WRITTEN EXERCISE: The listing below must be repeated word for word, with its images excluded.

# Start of DATA SECTION

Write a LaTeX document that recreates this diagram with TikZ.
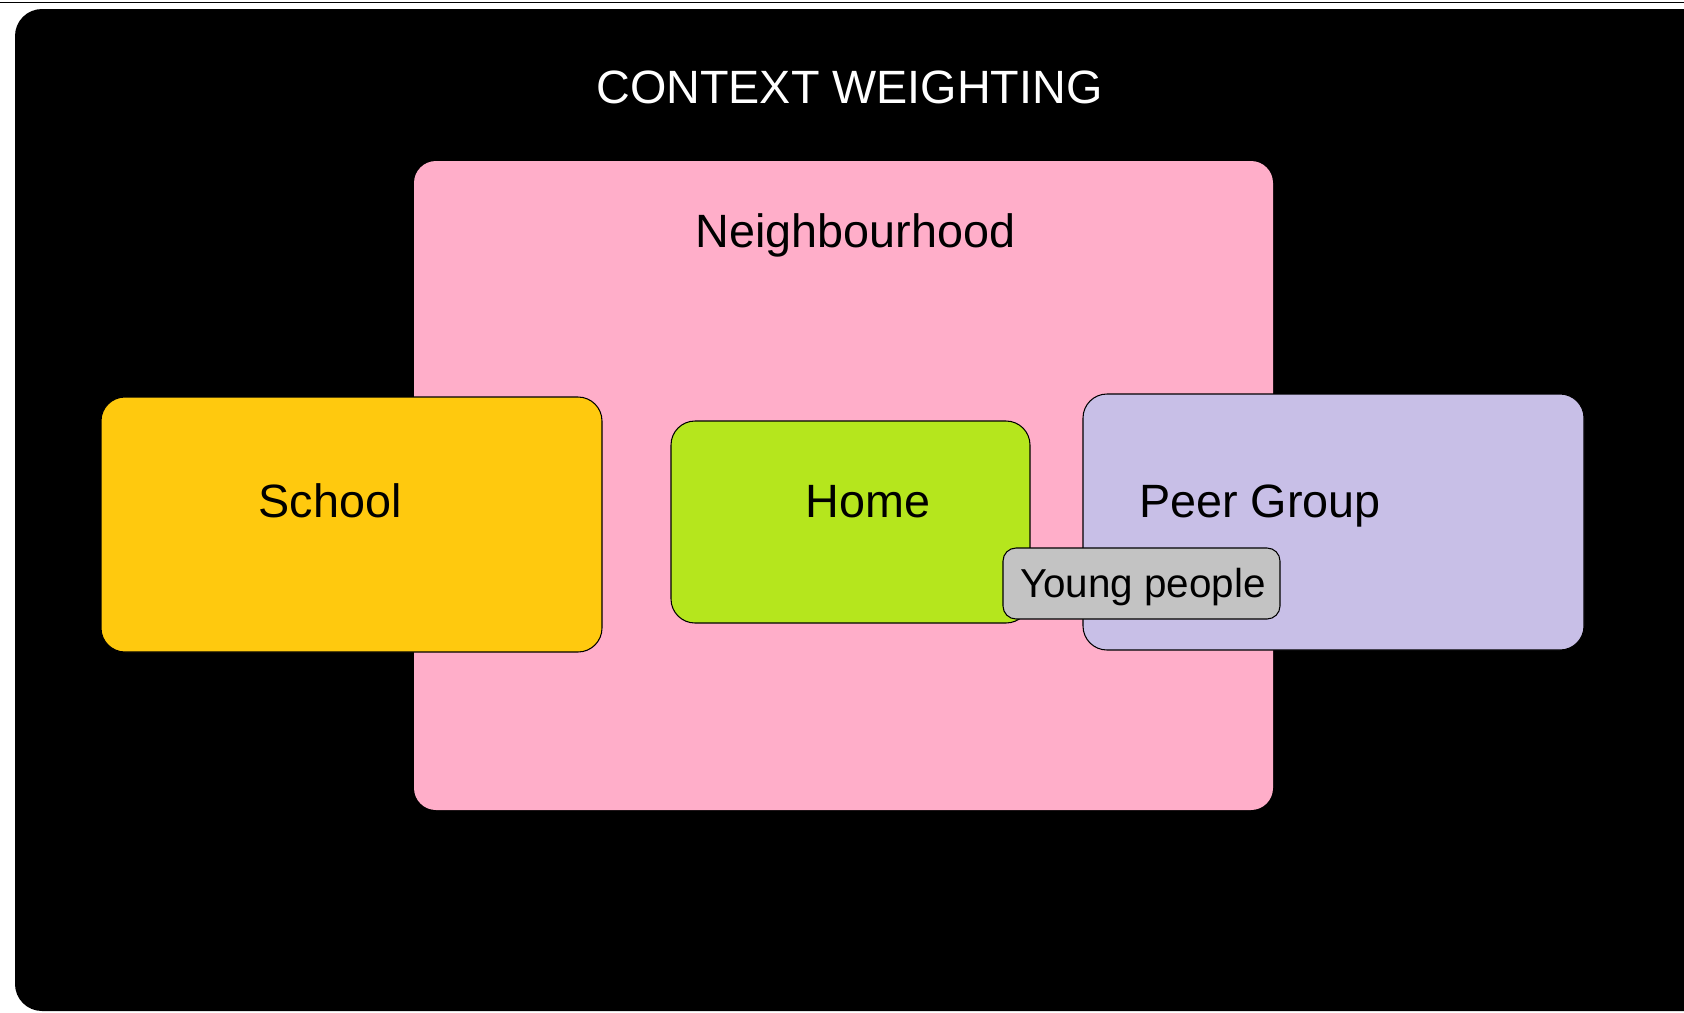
\documentclass[tikz,border=0pt]{standalone}
\usepackage{fontspec}
\setmainfont{Liberation Sans}
\usetikzlibrary{fit, positioning}
\definecolor{nbh_pink}{RGB}{255,174,201}
\definecolor{school_gold}{RGB}{255,201,14}
\definecolor{home_lime}{RGB}{181,230,29}
\definecolor{peer_lavender}{RGB}{200,191,231}
\definecolor{young_grey}{RGB}{195,195,195}
\tikzset{
    back_panel/.style={rectangle, rounded corners=0.54cm, inner sep=0pt, fill=black},
    area_box/.style={rectangle, rounded corners=0.44cm, inner sep=0pt, fill=nbh_pink},
    context_box/.style={rectangle, rounded corners=0.48cm, inner sep=0pt, draw=black, line width=0.6pt},
    people_box/.style={rectangle, rounded corners=0.26cm, inner sep=0pt, draw=black, line width=0.6pt, fill=young_grey},
    box_text/.style={anchor=base, inner sep=0pt, text=black, font=\fontsize{26.6}{32}\selectfont},
    small_text/.style={anchor=base, inner sep=0pt, text=black, font=\fontsize{23}{28}\selectfont},
    title_text/.style={anchor=base, inner sep=0pt, text=white, font=\fontsize{26.6}{32}\selectfont},
}

\begin{document}
\begin{tikzpicture}[x=0.02cm, y=-0.02cm]
      \useasboundingbox (0,0) rectangle (1684,1012);
      \clip (0,0) rectangle (1684,1012);
      \draw [line width=0.9pt] (0,2.5) -- (1684,2.5);

      \node (panel) [back_panel, fit={(15,9) (1740,1011)}]{};
      \node (title) [title_text] at (849.5,103){CONTEXT WEIGHTING};

      \node (neighbourhood) [area_box, fit={(414,161) (1273,810)}]{};
      \node (neighbourhood_text) [box_text] at (855.5,247){Neighbourhood};

      \node (school) [context_box, fill=school_gold, fit={(101,397) (602,652)}]{};
      \node (home) [context_box, fill=home_lime, fit={(671,421) (1030,623)}]{};
      \node (peer_group) [context_box, fill=peer_lavender, fit={(1083,394) (1584,650)}]{};

      \node (school_text) [box_text] at (330,517){School};
      \node (home_text) [box_text] at (868,517){Home};
      \node (peer_group_text) [box_text] at (1260,517){Peer Group};

      \node (young_people) [people_box, fit={(1003,548) (1280,619)}]{};
      \node (young_people_text) [small_text] at (1143,597){Young people};
   \end{tikzpicture}
\end{document}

# End of DATA SECTION

RESULT OF THIS EXERCISE:
Write a LaTeX document that recreates this diagram with TikZ.
\documentclass[tikz,border=0pt]{standalone}
\usepackage{fontspec}
\setmainfont{Liberation Sans}
\usetikzlibrary{fit, positioning}
\definecolor{nbh_pink}{RGB}{255,174,201}
\definecolor{school_gold}{RGB}{255,201,14}
\definecolor{home_lime}{RGB}{181,230,29}
\definecolor{peer_lavender}{RGB}{200,191,231}
\definecolor{young_grey}{RGB}{195,195,195}
\tikzset{
    back_panel/.style={rectangle, rounded corners=0.54cm, inner sep=0pt, fill=black},
    area_box/.style={rectangle, rounded corners=0.44cm, inner sep=0pt, fill=nbh_pink},
    context_box/.style={rectangle, rounded corners=0.48cm, inner sep=0pt, draw=black, line width=0.6pt},
    people_box/.style={rectangle, rounded corners=0.26cm, inner sep=0pt, draw=black, line width=0.6pt, fill=young_grey},
    box_text/.style={anchor=base, inner sep=0pt, text=black, font=\fontsize{26.6}{32}\selectfont},
    small_text/.style={anchor=base, inner sep=0pt, text=black, font=\fontsize{23}{28}\selectfont},
    title_text/.style={anchor=base, inner sep=0pt, text=white, font=\fontsize{26.6}{32}\selectfont},
}

\begin{document}
\begin{tikzpicture}[x=0.02cm, y=-0.02cm]
      \useasboundingbox (0,0) rectangle (1684,1012);
      \clip (0,0) rectangle (1684,1012);
      \draw [line width=0.9pt] (0,2.5) -- (1684,2.5);

      \node (panel) [back_panel, fit={(15,9) (1740,1011)}]{};
      \node (title) [title_text] at (849.5,103){CONTEXT WEIGHTING};

      \node (neighbourhood) [area_box, fit={(414,161) (1273,810)}]{};
      \node (neighbourhood_text) [box_text] at (855.5,247){Neighbourhood};

      \node (school) [context_box, fill=school_gold, fit={(101,397) (602,652)}]{};
      \node (home) [context_box, fill=home_lime, fit={(671,421) (1030,623)}]{};
      \node (peer_group) [context_box, fill=peer_lavender, fit={(1083,394) (1584,650)}]{};

      \node (school_text) [box_text] at (330,517){School};
      \node (home_text) [box_text] at (868,517){Home};
      \node (peer_group_text) [box_text] at (1260,517){Peer Group};

      \node (young_people) [people_box, fit={(1003,548) (1280,619)}]{};
      \node (young_people_text) [small_text] at (1143,597){Young people};
   \end{tikzpicture}
\end{document}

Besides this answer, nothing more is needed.